# WRITTEN EXERCISE
Only the lines from the one containing "Recreate this image" through the one containing "plt.rcParams['font.family'] = ['Noto" should be duplicated, exactly as they appear. Pictures are to be left out.

# INPUT RECORDS
****************
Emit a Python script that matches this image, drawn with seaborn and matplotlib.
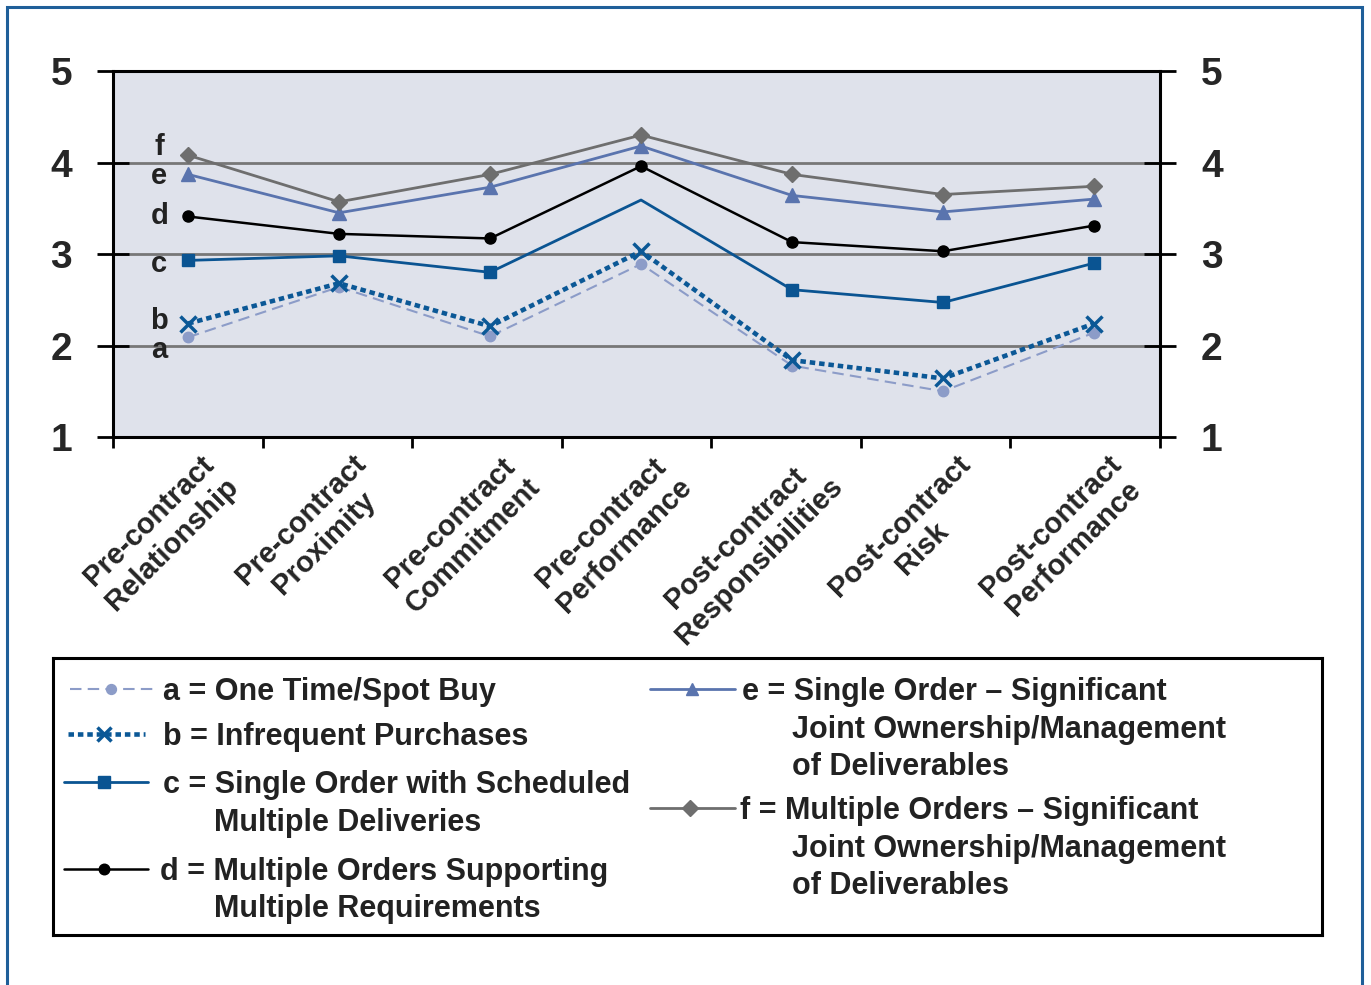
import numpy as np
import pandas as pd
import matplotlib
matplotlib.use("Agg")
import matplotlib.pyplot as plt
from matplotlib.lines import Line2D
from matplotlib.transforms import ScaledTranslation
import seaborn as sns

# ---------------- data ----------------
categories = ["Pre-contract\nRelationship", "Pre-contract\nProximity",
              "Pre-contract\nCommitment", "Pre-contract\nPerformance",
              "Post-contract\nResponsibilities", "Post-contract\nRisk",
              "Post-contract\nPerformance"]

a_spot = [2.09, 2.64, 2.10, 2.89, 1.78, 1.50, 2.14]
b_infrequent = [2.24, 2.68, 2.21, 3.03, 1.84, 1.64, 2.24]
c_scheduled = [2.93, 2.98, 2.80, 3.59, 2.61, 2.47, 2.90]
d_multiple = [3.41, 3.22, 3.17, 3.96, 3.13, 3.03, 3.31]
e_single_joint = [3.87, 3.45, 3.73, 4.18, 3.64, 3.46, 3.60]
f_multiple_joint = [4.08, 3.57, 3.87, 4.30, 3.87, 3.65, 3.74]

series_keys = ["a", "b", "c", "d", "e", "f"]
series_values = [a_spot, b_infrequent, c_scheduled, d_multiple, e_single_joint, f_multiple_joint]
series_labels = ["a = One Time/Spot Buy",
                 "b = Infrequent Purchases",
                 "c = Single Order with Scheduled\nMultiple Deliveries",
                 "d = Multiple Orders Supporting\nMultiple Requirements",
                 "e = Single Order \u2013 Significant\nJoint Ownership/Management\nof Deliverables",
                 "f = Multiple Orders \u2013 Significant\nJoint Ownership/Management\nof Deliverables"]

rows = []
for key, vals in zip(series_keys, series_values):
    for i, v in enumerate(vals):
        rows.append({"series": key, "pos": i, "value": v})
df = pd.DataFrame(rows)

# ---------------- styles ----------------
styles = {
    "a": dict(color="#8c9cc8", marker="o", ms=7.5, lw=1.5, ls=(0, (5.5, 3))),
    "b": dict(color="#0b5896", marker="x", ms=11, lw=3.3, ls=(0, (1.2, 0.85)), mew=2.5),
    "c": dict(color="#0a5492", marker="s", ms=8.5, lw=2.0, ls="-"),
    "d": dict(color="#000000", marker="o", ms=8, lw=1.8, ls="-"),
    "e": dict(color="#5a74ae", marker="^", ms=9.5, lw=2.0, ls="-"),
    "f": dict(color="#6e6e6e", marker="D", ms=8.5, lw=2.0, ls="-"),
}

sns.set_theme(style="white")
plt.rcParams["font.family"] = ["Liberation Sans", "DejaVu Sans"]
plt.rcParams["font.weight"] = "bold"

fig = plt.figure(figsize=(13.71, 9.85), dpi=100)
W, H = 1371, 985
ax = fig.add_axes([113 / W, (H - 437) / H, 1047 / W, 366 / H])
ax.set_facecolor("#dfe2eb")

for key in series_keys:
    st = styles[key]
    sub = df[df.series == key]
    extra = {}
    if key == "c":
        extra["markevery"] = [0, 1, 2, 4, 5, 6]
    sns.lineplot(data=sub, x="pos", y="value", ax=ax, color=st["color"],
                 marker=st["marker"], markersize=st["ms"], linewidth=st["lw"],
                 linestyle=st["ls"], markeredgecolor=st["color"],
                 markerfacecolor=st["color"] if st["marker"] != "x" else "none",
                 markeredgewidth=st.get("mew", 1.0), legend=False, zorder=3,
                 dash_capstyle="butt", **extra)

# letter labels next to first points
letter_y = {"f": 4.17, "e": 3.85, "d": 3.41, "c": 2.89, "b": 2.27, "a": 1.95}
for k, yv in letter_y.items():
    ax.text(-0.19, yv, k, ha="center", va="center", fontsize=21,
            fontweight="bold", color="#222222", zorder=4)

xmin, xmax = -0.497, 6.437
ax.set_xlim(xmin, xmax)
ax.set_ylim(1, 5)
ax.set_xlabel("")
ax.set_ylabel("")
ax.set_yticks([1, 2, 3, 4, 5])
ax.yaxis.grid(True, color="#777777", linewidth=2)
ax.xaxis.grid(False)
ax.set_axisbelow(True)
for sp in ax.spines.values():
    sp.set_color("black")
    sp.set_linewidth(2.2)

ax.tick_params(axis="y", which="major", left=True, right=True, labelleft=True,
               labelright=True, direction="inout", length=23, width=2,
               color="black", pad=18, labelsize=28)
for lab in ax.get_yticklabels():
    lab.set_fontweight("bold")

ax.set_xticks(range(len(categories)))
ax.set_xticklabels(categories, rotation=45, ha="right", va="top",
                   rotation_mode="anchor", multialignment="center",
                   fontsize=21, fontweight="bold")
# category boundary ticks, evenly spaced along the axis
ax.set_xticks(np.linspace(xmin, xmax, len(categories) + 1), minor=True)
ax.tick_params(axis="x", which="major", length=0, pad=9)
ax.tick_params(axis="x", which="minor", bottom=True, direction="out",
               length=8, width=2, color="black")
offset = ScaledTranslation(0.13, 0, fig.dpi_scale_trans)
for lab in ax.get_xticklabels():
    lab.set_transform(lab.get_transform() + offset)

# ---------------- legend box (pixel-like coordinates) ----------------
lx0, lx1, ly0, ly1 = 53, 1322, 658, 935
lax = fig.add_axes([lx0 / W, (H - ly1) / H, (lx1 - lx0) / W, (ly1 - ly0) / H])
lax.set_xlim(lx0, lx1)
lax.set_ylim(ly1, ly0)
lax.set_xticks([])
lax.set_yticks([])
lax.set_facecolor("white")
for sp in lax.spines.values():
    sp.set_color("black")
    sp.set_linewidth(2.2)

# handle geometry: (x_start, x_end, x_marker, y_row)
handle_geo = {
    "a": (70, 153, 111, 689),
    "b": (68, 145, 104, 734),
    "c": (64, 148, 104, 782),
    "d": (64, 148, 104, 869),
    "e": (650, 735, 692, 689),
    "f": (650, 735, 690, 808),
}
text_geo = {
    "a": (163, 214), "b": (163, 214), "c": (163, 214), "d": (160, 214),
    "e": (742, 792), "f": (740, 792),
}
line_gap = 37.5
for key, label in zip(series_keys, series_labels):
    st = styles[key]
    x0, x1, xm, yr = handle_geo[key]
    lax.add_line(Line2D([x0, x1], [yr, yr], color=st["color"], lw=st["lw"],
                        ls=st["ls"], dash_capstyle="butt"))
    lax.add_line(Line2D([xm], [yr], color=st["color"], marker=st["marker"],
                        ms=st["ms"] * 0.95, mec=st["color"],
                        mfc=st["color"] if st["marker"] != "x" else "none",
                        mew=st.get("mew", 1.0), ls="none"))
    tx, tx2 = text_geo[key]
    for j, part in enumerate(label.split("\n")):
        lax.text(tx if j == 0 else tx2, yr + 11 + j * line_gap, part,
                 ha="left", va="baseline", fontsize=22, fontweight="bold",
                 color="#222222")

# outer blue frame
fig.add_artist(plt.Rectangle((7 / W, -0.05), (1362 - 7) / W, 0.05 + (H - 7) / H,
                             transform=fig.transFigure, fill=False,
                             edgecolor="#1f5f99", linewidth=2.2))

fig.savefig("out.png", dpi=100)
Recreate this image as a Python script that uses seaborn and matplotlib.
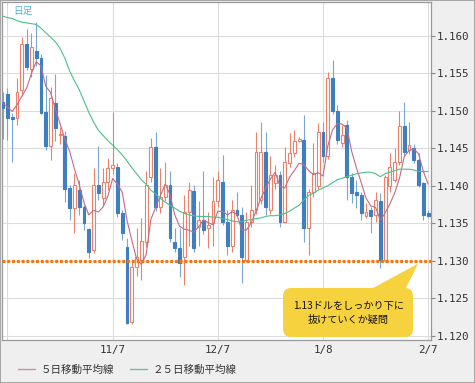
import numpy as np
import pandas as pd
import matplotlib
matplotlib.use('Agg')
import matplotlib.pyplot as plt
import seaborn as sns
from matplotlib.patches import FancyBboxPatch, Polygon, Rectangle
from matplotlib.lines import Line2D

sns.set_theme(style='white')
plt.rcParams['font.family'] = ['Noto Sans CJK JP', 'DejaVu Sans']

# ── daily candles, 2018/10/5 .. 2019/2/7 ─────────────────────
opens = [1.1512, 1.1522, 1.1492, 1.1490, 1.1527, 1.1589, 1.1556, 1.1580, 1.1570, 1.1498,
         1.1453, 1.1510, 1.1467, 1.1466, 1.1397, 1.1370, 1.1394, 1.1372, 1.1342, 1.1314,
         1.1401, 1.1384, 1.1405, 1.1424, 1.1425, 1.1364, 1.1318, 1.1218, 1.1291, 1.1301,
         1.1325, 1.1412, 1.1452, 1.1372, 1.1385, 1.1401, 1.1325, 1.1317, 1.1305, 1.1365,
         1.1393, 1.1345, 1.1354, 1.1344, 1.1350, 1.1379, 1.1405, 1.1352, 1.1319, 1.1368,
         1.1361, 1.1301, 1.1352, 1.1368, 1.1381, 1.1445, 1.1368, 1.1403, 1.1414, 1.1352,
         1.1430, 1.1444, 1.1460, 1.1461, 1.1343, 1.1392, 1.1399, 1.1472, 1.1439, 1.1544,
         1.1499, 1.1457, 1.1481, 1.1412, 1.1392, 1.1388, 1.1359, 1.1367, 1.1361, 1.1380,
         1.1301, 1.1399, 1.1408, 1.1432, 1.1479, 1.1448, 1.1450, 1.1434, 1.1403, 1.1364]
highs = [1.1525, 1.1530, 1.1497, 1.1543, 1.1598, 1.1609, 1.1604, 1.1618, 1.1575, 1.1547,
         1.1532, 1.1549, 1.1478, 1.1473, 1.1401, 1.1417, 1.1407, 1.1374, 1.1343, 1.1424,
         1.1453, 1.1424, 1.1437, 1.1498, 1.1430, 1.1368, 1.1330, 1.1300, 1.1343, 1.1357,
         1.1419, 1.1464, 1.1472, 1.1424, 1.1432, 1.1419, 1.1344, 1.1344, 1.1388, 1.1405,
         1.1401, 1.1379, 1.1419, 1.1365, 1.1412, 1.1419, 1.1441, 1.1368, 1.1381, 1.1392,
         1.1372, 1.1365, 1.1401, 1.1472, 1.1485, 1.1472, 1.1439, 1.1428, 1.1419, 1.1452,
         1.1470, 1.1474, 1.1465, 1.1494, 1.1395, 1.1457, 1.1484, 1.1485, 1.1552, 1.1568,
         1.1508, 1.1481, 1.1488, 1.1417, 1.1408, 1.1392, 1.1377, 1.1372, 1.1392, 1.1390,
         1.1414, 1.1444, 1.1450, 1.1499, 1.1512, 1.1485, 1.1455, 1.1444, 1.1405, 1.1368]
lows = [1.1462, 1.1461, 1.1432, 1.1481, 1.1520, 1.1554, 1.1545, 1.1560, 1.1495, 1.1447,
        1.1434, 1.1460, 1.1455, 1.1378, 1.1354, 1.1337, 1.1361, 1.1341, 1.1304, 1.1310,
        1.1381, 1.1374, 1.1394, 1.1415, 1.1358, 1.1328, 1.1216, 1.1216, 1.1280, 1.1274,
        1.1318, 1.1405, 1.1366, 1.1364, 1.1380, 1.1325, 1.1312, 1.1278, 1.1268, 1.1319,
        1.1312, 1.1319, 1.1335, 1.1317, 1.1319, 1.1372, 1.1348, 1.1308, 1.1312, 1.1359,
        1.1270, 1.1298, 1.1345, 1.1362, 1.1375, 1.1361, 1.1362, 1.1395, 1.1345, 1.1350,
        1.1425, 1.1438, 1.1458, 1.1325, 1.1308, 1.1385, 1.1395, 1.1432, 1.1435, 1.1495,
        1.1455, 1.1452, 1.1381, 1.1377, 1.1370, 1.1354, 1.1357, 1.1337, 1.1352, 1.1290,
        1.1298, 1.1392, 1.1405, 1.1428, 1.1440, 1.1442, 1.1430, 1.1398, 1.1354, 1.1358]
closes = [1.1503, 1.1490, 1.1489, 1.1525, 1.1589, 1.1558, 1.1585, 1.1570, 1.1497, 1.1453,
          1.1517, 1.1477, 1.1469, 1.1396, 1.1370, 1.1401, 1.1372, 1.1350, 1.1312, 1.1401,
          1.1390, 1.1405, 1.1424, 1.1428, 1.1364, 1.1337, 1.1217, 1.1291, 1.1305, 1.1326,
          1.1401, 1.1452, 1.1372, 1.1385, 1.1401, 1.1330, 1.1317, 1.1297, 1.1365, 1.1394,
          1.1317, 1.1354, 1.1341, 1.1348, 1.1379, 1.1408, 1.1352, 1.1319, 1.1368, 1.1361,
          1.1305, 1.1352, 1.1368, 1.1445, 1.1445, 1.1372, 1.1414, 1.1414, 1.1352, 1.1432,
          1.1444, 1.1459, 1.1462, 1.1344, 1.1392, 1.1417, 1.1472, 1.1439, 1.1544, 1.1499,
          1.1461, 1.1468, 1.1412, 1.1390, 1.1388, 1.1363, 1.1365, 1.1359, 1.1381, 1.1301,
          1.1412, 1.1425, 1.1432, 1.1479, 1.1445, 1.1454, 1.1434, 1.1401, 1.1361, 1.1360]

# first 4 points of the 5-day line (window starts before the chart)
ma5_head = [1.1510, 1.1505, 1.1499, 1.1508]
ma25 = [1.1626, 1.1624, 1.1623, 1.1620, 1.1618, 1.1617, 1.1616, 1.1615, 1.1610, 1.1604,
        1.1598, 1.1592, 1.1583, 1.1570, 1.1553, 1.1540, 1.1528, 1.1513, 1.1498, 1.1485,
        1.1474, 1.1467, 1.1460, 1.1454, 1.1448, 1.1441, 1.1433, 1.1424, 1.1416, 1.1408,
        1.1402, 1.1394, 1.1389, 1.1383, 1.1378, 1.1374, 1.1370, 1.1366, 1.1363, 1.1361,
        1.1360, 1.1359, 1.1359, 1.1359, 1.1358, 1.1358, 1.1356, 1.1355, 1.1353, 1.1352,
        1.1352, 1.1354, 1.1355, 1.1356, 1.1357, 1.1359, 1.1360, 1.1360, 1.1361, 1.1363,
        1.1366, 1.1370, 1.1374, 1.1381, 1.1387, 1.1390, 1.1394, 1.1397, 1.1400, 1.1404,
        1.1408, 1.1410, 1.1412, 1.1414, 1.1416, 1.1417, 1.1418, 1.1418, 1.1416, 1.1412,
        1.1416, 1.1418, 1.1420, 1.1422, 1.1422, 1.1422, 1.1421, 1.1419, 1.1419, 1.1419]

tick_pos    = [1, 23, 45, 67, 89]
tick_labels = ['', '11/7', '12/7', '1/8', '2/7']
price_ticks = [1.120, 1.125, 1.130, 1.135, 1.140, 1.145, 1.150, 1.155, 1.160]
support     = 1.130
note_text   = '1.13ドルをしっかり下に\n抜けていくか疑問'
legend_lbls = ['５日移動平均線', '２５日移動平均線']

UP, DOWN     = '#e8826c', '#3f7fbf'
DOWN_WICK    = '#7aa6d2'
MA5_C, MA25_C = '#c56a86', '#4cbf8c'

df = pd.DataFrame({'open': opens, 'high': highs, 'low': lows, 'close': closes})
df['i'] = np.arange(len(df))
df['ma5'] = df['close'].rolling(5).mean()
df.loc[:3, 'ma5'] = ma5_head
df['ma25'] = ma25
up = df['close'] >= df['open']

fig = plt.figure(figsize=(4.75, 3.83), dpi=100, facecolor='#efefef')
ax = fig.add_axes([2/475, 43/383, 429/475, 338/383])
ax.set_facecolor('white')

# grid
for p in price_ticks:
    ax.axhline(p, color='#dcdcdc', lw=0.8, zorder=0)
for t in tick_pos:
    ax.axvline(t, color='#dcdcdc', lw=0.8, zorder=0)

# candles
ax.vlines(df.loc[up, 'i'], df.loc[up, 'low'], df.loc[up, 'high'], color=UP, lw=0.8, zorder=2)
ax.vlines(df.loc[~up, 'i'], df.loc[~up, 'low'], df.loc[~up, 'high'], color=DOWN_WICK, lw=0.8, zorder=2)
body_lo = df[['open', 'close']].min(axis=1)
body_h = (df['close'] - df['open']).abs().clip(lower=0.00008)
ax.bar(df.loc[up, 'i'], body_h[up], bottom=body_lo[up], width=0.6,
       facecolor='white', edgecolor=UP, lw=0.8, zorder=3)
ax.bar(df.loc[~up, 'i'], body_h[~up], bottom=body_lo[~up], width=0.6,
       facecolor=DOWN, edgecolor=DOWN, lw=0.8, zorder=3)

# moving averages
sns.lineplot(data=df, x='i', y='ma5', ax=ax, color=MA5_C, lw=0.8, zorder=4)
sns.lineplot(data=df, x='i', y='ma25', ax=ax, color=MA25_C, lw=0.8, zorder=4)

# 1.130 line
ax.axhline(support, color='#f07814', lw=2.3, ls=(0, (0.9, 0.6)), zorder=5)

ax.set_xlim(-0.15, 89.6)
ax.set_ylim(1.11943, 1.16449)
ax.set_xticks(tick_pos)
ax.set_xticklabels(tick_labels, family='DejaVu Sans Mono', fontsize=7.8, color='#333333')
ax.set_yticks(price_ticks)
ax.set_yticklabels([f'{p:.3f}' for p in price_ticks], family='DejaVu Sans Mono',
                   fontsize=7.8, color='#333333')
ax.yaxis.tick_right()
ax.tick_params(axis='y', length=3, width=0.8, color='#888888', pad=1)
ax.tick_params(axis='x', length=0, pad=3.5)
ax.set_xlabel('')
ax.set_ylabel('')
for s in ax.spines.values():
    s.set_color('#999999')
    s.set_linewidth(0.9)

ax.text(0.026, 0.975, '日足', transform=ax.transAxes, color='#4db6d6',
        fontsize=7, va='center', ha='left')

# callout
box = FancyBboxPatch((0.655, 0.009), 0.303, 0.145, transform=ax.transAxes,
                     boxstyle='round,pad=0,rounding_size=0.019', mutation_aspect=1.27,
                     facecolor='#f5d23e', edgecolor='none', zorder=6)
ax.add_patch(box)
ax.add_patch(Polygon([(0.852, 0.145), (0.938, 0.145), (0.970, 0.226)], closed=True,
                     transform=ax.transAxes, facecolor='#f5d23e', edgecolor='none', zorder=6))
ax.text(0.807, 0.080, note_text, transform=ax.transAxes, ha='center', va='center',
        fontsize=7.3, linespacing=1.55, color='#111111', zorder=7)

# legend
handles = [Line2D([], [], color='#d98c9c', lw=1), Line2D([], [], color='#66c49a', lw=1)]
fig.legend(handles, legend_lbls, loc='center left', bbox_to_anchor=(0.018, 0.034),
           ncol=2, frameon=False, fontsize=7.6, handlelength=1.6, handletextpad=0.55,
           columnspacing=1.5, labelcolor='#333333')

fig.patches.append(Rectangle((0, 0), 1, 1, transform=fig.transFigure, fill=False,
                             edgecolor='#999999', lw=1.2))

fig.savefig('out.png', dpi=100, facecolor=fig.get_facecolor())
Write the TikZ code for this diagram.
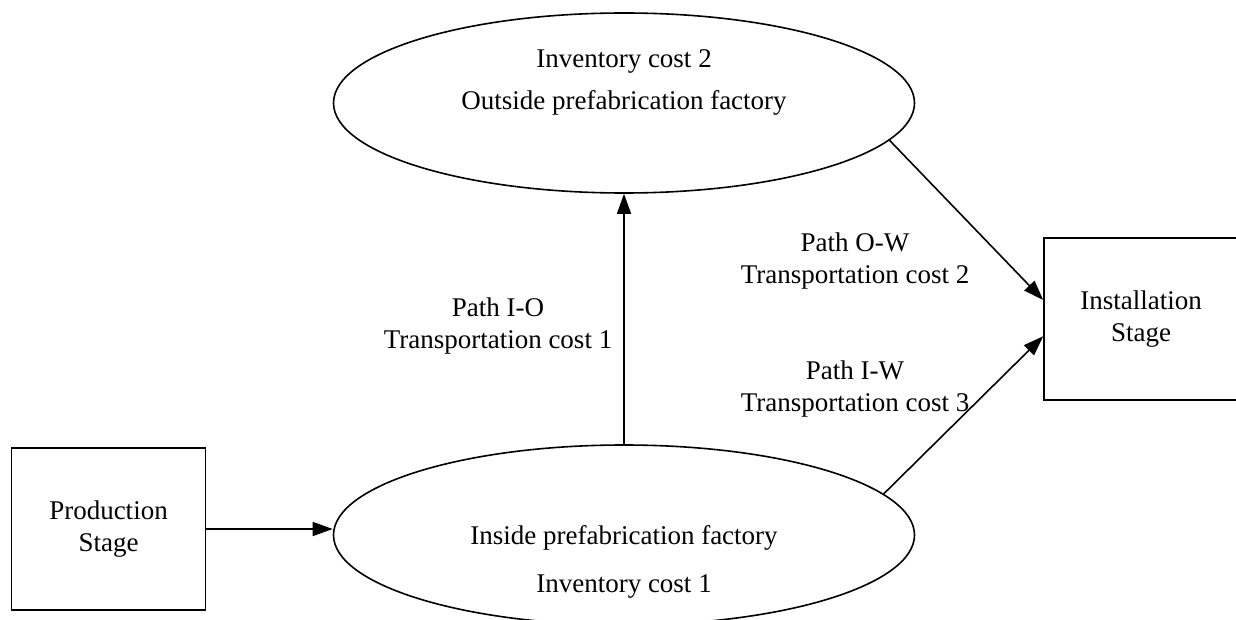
****************
# EXPECTED ANSWER
Recreate this image as a Python script that uses seaborn and matplotlib.
import numpy as np
import pandas as pd
import matplotlib
matplotlib.use('Agg')
import matplotlib.pyplot as plt
import seaborn as sns
from matplotlib.patches import FancyBboxPatch, Polygon, Rectangle
from matplotlib.lines import Line2D

sns.set_theme(style='white')
plt.rcParams['font.family'] = ['Noto Sans CJK JP', 'DejaVu Sans']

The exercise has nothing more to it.